= Télé Lyon Métropole =

Private local TV channel

Télé Lyon Métropole was a private local TV channel in the greater Lyon area.

== History ==

Télé Lyon Métropole (TLM) was launched on 25 November 1988 by Roger Caille, director of Jet Services, in the Tour du Crédit Lyonnais. Programming took place at 21 Boulevard Yves Farge in Lyon on 20 February 1989. TLM is the oldest local TV channel in France.
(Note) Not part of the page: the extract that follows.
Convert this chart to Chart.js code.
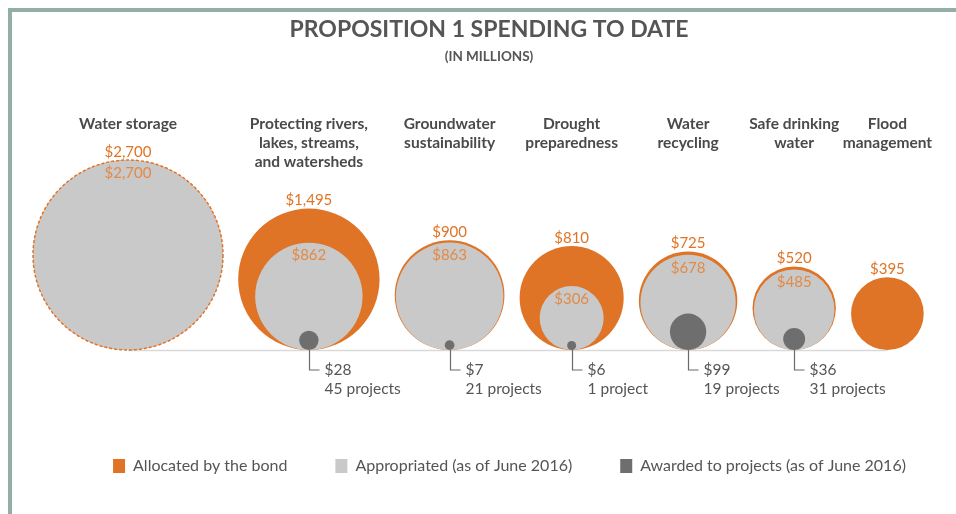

On 10 October 2018, Altice acquired the channel, announcing its integration into the BFM network. On 1 July 2019, it was announced that the channel would shut down and be replaced by BFM Lyon, part of the BFM Locales network. Of its successor's fifteen reporters, a part of them were inherited from TLM.

== Organisation ==

Directors: Jean-Marc Dubois became the boss of TLM, Jean-Pierre Vacher succeeded him in 2004 and he will remain the general director of the channel until 2019.

1988–1993:
- Roger Caille, Director of Jet Services (Creator of the Channel, 1988–1989)

1994–2001:
- Louis-Bertrand Raffour.
- Etienne Mallet.

2001–present:
- Christian Coustal, SocPresse: 2001–2006
- Gérard Colin, General Director of Le Progrès: 2006–2007.
- Pierre Fanneau, General Director of Le Progrès: 2007–present.